Instructions to follow:
Reproduce all the lines below exactly and omit the images.

** start Supplied information **

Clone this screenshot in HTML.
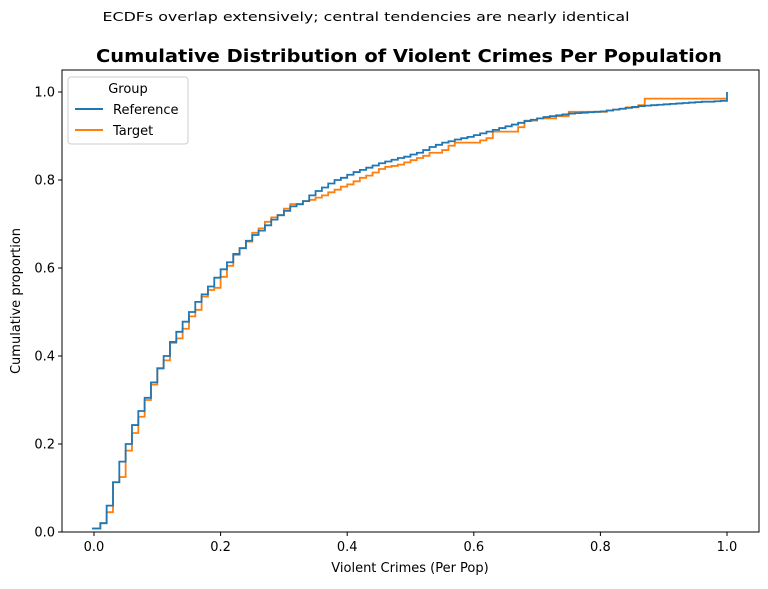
<!DOCTYPE html>
<html><head><meta charset="utf-8"><style>
body{margin:0;background:#fff;font-family:"DejaVu Sans","Liberation Sans",sans-serif;}
svg text{font-family:"DejaVu Sans","Liberation Sans",sans-serif;}
</style></head><body>
<svg id="chart" width="768" height="585" xmlns="http://www.w3.org/2000/svg">
<text x="366" y="21" font-size="12.5" text-anchor="middle" textLength="527" lengthAdjust="spacingAndGlyphs">ECDFs overlap extensively; central tendencies are nearly identical</text>
<text x="409" y="62" font-size="18" font-weight="bold" text-anchor="middle" textLength="626" lengthAdjust="spacingAndGlyphs">Cumulative Distribution of Violent Crimes Per Population</text>
<g id="plot"></g>
<rect x="62" y="70" width="697" height="462" fill="none" stroke="#000" stroke-width="1"/>
<text x="410" y="572" font-size="13" text-anchor="middle">Violent Crimes (Per Pop)</text>
<text transform="translate(20,301) rotate(-90)" font-size="13" text-anchor="middle">Cumulative proportion</text>
<g>
<rect x="68" y="77" width="120" height="67" rx="3" fill="#fff" stroke="#ccc"/>
<text x="128" y="93" font-size="13" text-anchor="middle">Group</text>
<line x1="75" y1="109" x2="103" y2="109" stroke="#1f77b4" stroke-width="2"/>
<text x="113" y="114" font-size="13">Reference</text>
<line x1="75" y1="130" x2="103" y2="130" stroke="#ff7f0e" stroke-width="2"/>
<text x="113" y="135" font-size="13">Target</text>
</g>
</svg>
<script>
const xValues = [];
for (let i = 0; i <= 100; i++) xValues.push(i / 100);
const referenceY = [0.008,0.02,0.06,0.113,0.16,0.2,0.243,0.275,0.305,0.34,
0.372,0.4,0.432,0.455,0.478,0.5,0.523,0.54,0.558,0.578,
0.597,0.613,0.632,0.645,0.662,0.675,0.685,0.697,0.71,0.72,
0.73,0.74,0.745,0.752,0.765,0.775,0.783,0.792,0.8,0.805,
0.812,0.818,0.823,0.828,0.833,0.838,0.842,0.846,0.85,0.853,
0.858,0.862,0.868,0.875,0.88,0.885,0.888,0.892,0.895,0.898,
0.902,0.906,0.91,0.914,0.918,0.922,0.926,0.93,0.934,0.937,
0.94,0.943,0.945,0.947,0.949,0.951,0.952,0.953,0.954,0.955,
0.956,0.958,0.96,0.962,0.964,0.966,0.968,0.969,0.97,0.971,
0.972,0.973,0.974,0.975,0.976,0.977,0.978,0.978,0.979,0.98,1.0];
const targetY = [0.008,0.02,0.045,0.113,0.125,0.185,0.225,0.262,0.3,0.335,
0.372,0.39,0.43,0.44,0.462,0.49,0.505,0.535,0.55,0.555,
0.58,0.605,0.63,0.645,0.66,0.68,0.69,0.705,0.715,0.72,
0.735,0.745,0.745,0.752,0.755,0.76,0.765,0.772,0.778,0.785,
0.79,0.797,0.805,0.81,0.817,0.825,0.83,0.832,0.835,0.84,
0.845,0.85,0.855,0.862,0.862,0.868,0.878,0.885,0.885,0.885,
0.885,0.89,0.895,0.91,0.91,0.91,0.91,0.92,0.935,0.935,
0.94,0.94,0.94,0.945,0.945,0.955,0.955,0.955,0.955,0.955,
0.955,0.958,0.96,0.962,0.965,0.965,0.97,0.985,0.985,0.985,
0.985,0.985,0.985,0.985,0.985,0.985,0.985,0.985,0.985,0.985,0.985];
const xTicks = [0, 0.2, 0.4, 0.6, 0.8, 1.0];
const xTickLabels = ["0.0","0.2","0.4","0.6","0.8","1.0"];
const yTicks = [0, 0.2, 0.4, 0.6, 0.8, 1.0];
const yTickLabels = ["0.0","0.2","0.4","0.6","0.8","1.0"];

const NS = "http://www.w3.org/2000/svg";
const sx = v => 94 + v * 633;
const sy = v => 532 - v * 440;
const plot = document.getElementById("plot");

function mk(tag, attrs) {
  const el = document.createElementNS(NS, tag);
  for (const k in attrs) el.setAttribute(k, attrs[k]);
  return el;
}
xTicks.forEach((t, i) => {
  const g = mk("g", {});
  
  
  g.appendChild(mk("line", {x1: sx(t), x2: sx(t), y1: 532, y2: 536, stroke: "#000"}));
  const tx = mk("text", {x: sx(t), y: 551, "font-size": 13, "text-anchor": "middle"});
  tx.textContent = xTickLabels[i];
  g.appendChild(tx);
  plot.appendChild(g);
});
yTicks.forEach((t, i) => {
  const g = mk("g", {});
  
  
  g.appendChild(mk("line", {x1: 58, x2: 62, y1: sy(t), y2: sy(t), stroke: "#000"}));
  const tx = mk("text", {x: 55, y: sy(t) + 4.5, "font-size": 13, "text-anchor": "end"});
  tx.textContent = yTickLabels[i];
  g.appendChild(tx);
  plot.appendChild(g);
});
function stepPath(ys) {
  let d = "M" + (sx(xValues[0]) - 2) + "," + sy(ys[0]);
  for (let i = 0; i < xValues.length; i++) {
    d += " L" + sx(xValues[i]) + "," + sy(i > 0 ? ys[i - 1] : ys[0]);
    d += " L" + sx(xValues[i]) + "," + sy(ys[i]);
  }
  return d;
}
const pr = mk("path", {d: stepPath(referenceY), fill: "none", stroke: "#1f77b4", "stroke-width": 1.8});


const pt = mk("path", {d: stepPath(targetY), fill: "none", stroke: "#ff7f0e", "stroke-width": 1.8});


plot.appendChild(pt);
plot.appendChild(pr);
</script>
</body></html>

** end Supplied information **

Exercise answer:
Clone this screenshot in HTML.
<!DOCTYPE html>
<html><head><meta charset="utf-8"><style>
body{margin:0;background:#fff;font-family:"DejaVu Sans","Liberation Sans",sans-serif;}
svg text{font-family:"DejaVu Sans","Liberation Sans",sans-serif;}
</style></head><body>
<svg id="chart" width="768" height="585" xmlns="http://www.w3.org/2000/svg">
<text x="366" y="21" font-size="12.5" text-anchor="middle" textLength="527" lengthAdjust="spacingAndGlyphs">ECDFs overlap extensively; central tendencies are nearly identical</text>
<text x="409" y="62" font-size="18" font-weight="bold" text-anchor="middle" textLength="626" lengthAdjust="spacingAndGlyphs">Cumulative Distribution of Violent Crimes Per Population</text>
<g id="plot"></g>
<rect x="62" y="70" width="697" height="462" fill="none" stroke="#000" stroke-width="1"/>
<text x="410" y="572" font-size="13" text-anchor="middle">Violent Crimes (Per Pop)</text>
<text transform="translate(20,301) rotate(-90)" font-size="13" text-anchor="middle">Cumulative proportion</text>
<g>
<rect x="68" y="77" width="120" height="67" rx="3" fill="#fff" stroke="#ccc"/>
<text x="128" y="93" font-size="13" text-anchor="middle">Group</text>
<line x1="75" y1="109" x2="103" y2="109" stroke="#1f77b4" stroke-width="2"/>
<text x="113" y="114" font-size="13">Reference</text>
<line x1="75" y1="130" x2="103" y2="130" stroke="#ff7f0e" stroke-width="2"/>
<text x="113" y="135" font-size="13">Target</text>
</g>
</svg>
<script>
const xValues = [];
for (let i = 0; i <= 100; i++) xValues.push(i / 100);
const referenceY = [0.008,0.02,0.06,0.113,0.16,0.2,0.243,0.275,0.305,0.34,
0.372,0.4,0.432,0.455,0.478,0.5,0.523,0.54,0.558,0.578,
0.597,0.613,0.632,0.645,0.662,0.675,0.685,0.697,0.71,0.72,
0.73,0.74,0.745,0.752,0.765,0.775,0.783,0.792,0.8,0.805,
0.812,0.818,0.823,0.828,0.833,0.838,0.842,0.846,0.85,0.853,
0.858,0.862,0.868,0.875,0.88,0.885,0.888,0.892,0.895,0.898,
0.902,0.906,0.91,0.914,0.918,0.922,0.926,0.93,0.934,0.937,
0.94,0.943,0.945,0.947,0.949,0.951,0.952,0.953,0.954,0.955,
0.956,0.958,0.96,0.962,0.964,0.966,0.968,0.969,0.97,0.971,
0.972,0.973,0.974,0.975,0.976,0.977,0.978,0.978,0.979,0.98,1.0];
const targetY = [0.008,0.02,0.045,0.113,0.125,0.185,0.225,0.262,0.3,0.335,
0.372,0.39,0.43,0.44,0.462,0.49,0.505,0.535,0.55,0.555,
0.58,0.605,0.63,0.645,0.66,0.68,0.69,0.705,0.715,0.72,
0.735,0.745,0.745,0.752,0.755,0.76,0.765,0.772,0.778,0.785,
0.79,0.797,0.805,0.81,0.817,0.825,0.83,0.832,0.835,0.84,
0.845,0.85,0.855,0.862,0.862,0.868,0.878,0.885,0.885,0.885,
0.885,0.89,0.895,0.91,0.91,0.91,0.91,0.92,0.935,0.935,
0.94,0.94,0.94,0.945,0.945,0.955,0.955,0.955,0.955,0.955,
0.955,0.958,0.96,0.962,0.965,0.965,0.97,0.985,0.985,0.985,
0.985,0.985,0.985,0.985,0.985,0.985,0.985,0.985,0.985,0.985,0.985];
const xTicks = [0, 0.2, 0.4, 0.6, 0.8, 1.0];
const xTickLabels = ["0.0","0.2","0.4","0.6","0.8","1.0"];
const yTicks = [0, 0.2, 0.4, 0.6, 0.8, 1.0];
const yTickLabels = ["0.0","0.2","0.4","0.6","0.8","1.0"];

const NS = "http://www.w3.org/2000/svg";
const sx = v => 94 + v * 633;
const sy = v => 532 - v * 440;
const plot = document.getElementById("plot");

function mk(tag, attrs) {
  const el = document.createElementNS(NS, tag);
  for (const k in attrs) el.setAttribute(k, attrs[k]);
  return el;
}
xTicks.forEach((t, i) => {
  const g = mk("g", {});
  
  
  g.appendChild(mk("line", {x1: sx(t), x2: sx(t), y1: 532, y2: 536, stroke: "#000"}));
  const tx = mk("text", {x: sx(t), y: 551, "font-size": 13, "text-anchor": "middle"});
  tx.textContent = xTickLabels[i];
  g.appendChild(tx);
  plot.appendChild(g);
});
yTicks.forEach((t, i) => {
  const g = mk("g", {});
  
  
  g.appendChild(mk("line", {x1: 58, x2: 62, y1: sy(t), y2: sy(t), stroke: "#000"}));
  const tx = mk("text", {x: 55, y: sy(t) + 4.5, "font-size": 13, "text-anchor": "end"});
  tx.textContent = yTickLabels[i];
  g.appendChild(tx);
  plot.appendChild(g);
});
function stepPath(ys) {
  let d = "M" + (sx(xValues[0]) - 2) + "," + sy(ys[0]);
  for (let i = 0; i < xValues.length; i++) {
    d += " L" + sx(xValues[i]) + "," + sy(i > 0 ? ys[i - 1] : ys[0]);
    d += " L" + sx(xValues[i]) + "," + sy(ys[i]);
  }
  return d;
}
const pr = mk("path", {d: stepPath(referenceY), fill: "none", stroke: "#1f77b4", "stroke-width": 1.8});


const pt = mk("path", {d: stepPath(targetY), fill: "none", stroke: "#ff7f0e", "stroke-width": 1.8});


plot.appendChild(pt);
plot.appendChild(pr);
</script>
</body></html>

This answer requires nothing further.